The Sunsetting Affordable Connectivity Program Casts Shadows on Rural America’s Digital Landscape

One Country Project
3 min readApr 18, 2024

Closing the Digital Divide Necessitates Funding the ACP

In today’s digital age, staying connected has never been easier. With access to the internet, you can not only keep in touch with friends and family, but also take online classes, apply for jobs, work remotely, and attend telehealth appointments. For over 23 million Americans, however, that access is in jeopardy.

The Affordable Connectivity Program (ACP) provides up to $30 per month to eligible households and up to $75 per month to households on Tribal lands for broadband services, connecting millions of households across the country. Funded under the Bipartisan Infrastructure Law — the largest investment in broadband in America’s history — the ACP authorization was a bipartisan acknowledgement of the vital role internet connectivity plays in today’s digitally-dominated world.

Today, there is not yet such a bipartisan agreement in Congress to keep the ACP funded. In February, the ACP stopped accepting new applications. At the end of the month, the program will shut down.

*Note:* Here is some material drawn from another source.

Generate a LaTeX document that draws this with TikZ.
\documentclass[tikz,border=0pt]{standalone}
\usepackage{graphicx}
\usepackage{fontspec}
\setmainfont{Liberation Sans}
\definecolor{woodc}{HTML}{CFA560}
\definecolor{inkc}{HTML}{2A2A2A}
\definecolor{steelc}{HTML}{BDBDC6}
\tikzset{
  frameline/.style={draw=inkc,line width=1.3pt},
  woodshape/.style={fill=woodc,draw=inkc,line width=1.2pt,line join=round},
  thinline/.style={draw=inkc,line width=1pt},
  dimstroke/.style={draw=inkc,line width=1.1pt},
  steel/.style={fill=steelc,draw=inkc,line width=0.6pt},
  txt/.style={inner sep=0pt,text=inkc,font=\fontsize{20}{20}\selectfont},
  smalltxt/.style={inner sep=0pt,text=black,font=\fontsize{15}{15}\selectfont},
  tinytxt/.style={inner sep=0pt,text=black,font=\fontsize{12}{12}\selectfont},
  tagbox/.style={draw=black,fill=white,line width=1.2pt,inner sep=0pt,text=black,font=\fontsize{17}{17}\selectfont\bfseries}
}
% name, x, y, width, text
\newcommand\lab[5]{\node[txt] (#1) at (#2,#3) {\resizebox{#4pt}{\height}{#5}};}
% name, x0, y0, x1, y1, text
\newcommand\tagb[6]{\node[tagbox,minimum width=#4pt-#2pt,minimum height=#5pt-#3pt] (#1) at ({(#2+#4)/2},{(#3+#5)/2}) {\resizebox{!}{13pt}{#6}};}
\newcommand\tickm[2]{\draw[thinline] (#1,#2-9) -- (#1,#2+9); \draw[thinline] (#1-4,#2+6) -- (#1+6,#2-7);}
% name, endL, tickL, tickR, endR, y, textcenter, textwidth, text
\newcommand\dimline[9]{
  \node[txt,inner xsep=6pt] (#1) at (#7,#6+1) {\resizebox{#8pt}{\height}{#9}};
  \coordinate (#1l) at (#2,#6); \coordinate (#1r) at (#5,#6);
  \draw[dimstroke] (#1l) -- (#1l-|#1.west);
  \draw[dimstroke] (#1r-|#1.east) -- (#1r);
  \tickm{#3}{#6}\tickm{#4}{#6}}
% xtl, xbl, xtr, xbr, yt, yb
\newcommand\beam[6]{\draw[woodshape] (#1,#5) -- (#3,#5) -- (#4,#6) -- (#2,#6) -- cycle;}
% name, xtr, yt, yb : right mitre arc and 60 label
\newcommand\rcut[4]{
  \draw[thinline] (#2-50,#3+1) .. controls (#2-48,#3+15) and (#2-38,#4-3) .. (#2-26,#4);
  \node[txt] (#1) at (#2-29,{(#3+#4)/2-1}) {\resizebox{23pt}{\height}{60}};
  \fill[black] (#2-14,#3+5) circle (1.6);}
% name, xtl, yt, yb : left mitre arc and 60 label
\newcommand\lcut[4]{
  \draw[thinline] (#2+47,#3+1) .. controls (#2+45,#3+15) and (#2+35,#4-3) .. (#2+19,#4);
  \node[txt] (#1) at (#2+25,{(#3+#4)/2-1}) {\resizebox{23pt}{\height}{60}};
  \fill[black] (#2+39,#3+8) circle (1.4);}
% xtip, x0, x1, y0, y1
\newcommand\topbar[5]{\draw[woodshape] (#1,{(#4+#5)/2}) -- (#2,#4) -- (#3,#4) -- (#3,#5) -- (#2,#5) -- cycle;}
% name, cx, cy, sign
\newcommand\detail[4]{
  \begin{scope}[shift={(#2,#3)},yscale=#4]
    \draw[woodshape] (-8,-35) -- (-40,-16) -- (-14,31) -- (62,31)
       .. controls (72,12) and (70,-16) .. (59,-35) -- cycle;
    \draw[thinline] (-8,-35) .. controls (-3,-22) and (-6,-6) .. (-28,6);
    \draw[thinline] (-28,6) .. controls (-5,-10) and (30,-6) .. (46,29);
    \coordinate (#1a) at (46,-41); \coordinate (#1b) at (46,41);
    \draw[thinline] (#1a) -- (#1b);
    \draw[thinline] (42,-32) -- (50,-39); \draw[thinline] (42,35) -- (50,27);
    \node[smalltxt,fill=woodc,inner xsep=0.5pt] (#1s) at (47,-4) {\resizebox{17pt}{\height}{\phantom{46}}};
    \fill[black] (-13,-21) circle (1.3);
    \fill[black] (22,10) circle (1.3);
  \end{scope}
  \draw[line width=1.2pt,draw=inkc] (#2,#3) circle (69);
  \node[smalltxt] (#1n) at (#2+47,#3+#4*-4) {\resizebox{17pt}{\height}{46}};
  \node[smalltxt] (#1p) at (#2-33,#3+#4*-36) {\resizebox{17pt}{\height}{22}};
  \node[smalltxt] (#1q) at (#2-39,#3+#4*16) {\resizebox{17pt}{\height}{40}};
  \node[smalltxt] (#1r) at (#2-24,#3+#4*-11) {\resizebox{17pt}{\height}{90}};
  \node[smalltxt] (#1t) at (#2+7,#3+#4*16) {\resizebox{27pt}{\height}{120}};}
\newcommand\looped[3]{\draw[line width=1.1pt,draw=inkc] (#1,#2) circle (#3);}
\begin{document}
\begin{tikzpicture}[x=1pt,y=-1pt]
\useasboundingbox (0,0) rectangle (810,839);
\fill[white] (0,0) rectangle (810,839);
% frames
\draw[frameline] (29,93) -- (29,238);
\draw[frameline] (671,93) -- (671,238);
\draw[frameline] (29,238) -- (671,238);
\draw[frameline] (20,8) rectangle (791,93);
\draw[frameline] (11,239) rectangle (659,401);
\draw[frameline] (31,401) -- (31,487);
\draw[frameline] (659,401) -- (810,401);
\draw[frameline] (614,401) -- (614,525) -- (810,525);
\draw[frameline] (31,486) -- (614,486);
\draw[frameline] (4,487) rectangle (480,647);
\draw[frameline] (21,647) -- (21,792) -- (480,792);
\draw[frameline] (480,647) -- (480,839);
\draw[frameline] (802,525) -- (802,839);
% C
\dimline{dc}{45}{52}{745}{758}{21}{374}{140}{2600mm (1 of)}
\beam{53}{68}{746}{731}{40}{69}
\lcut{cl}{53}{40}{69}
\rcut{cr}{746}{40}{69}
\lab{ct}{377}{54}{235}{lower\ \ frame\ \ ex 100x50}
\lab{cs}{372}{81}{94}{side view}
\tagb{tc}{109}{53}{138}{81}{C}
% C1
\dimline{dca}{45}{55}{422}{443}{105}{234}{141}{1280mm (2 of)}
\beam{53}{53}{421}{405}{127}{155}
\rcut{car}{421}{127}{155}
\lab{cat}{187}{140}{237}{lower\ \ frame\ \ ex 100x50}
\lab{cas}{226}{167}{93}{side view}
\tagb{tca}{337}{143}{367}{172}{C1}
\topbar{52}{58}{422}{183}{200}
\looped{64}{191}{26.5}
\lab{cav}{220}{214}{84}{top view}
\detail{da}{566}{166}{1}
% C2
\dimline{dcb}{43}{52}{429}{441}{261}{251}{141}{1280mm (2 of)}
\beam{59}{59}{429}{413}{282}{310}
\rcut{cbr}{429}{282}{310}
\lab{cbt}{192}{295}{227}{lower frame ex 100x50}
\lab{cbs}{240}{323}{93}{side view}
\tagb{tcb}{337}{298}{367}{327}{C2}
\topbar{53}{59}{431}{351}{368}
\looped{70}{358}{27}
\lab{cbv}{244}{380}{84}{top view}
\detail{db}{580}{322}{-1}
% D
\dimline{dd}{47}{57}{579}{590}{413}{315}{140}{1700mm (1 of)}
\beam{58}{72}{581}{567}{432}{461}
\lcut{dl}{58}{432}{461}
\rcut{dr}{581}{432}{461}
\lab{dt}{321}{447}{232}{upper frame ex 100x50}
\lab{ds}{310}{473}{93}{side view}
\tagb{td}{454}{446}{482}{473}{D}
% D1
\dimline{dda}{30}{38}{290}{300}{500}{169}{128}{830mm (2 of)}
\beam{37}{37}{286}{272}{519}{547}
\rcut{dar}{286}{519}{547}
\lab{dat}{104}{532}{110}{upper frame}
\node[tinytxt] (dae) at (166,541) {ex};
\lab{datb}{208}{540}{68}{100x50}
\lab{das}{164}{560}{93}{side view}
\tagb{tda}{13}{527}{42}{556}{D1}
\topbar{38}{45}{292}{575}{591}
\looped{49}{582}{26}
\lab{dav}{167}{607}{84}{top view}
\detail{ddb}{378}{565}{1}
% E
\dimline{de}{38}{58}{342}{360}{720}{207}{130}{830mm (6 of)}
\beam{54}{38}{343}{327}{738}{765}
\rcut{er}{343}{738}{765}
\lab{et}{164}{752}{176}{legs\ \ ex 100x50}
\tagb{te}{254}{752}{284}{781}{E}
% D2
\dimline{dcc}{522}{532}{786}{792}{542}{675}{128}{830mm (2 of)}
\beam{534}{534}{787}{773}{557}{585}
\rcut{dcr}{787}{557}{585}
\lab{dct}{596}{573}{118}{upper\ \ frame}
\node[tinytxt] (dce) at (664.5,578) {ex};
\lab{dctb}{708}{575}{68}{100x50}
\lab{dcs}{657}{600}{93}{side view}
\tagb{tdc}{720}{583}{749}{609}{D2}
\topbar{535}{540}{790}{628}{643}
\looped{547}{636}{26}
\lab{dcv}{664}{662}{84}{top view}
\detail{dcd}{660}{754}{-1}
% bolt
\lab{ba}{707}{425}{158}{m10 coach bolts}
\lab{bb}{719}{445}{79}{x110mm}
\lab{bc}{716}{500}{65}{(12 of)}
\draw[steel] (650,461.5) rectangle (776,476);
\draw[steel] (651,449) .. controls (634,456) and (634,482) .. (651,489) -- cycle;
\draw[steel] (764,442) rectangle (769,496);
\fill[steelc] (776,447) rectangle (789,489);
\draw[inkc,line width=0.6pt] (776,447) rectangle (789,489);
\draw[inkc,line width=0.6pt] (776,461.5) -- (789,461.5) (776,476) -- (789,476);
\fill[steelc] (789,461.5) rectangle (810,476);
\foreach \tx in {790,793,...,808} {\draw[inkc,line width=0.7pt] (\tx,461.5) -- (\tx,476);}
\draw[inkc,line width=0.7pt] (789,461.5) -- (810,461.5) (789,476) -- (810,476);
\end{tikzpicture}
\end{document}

Cost is a contributor to the urban-rural digital divide. Due to large geographic distances between remote communities, broadband deployment in rural regions is much more expensive. And rural Americans on average have lower median incomes than their urban counterparts. The ACP has helped to lower this barrier and did it with great success. For every dollar spent on ACP, American households receive nearly two dollars in household benefits, generating $16.2 billion in employment and convenience benefits annually.

Facing the ACP’s uncertain future, some have suggested that broadband customers could pay into the Universal Service Fund (USF) to permanently fund ACP. Yet there is broad recognition that the current USF contribution system is no longer sustainable. In the Senate, the Universal Service Working Group is in place to find ways to reform and modernize the USF.

Adding ACP to USF would double the size of the fund, necessitating contribution reform. Doubling the size of the fund without contribution reform would push the contribution factor to unmanageable levels. To account for an increase of billions per year, USF fees, which are assessed and collected in advance, would have to be increased to meet projected outlays.

Taxing broadband would shift the burden from enterprise customers today to disproportionately assess residential customers (including low- and middle-income households), who, as FCC Chairwoman Jessica Rosenworcel noted to Senator Lujan in January 2024, would “both see an increase in their broadband bills and also be responsible for a greater percentage of USF contributions.” Customers’ internet bills would increase by $5.28 to $17.96 per month during a time of persistently high inflation. Such a financial burden would violate the Biden administration’s pledge not to impose new taxes on households making less than $400k per year. For rural Americans, this is not a viable solution.

That is why the Senate USF Working Group, in contrast to this proposal, has suggested that any changes to the contribution methodology take into account the economic burden of contributions to ensure it is not borne by low-income and middle-income households.

Folding the ACP into USF would also take too long. Americans have mere days before the ACP begins to wind down. The regulatory notice-and-comment process needed to accomplish this would likely take close to a year. The FCC would likely need to set up the assessment before it can re-establish the ACP subsidy, meaning that for some period, consumers will face the deficit created by ACP expiring plus the expense of new broadband tax. Making internet service more expensive would hurt rural Americans who are already struggling to get and stay connected.

Further complicating matters, the viability of this whole proposal currently rests on the FCC’s classification of broadband, which has ping-ponged back and forth for more than a decade — leaving this solution on shaky legal ground. Assessing broadband for USF purposes rests on the FCC’s reclassification of broadband as a Title II service, which will take time to go into effect once adopted as anticipated at the end of April and is likely to be challenged in court.

With time and money in short supply, Congress must act now. While work is done to identify a long-term funding mechanism that will ensure rural America is well-connected and enhances the affordability of broadband, taking immediate action to continue funding ACP is critical to closing the digital divide and unlocking rural America’s economic future.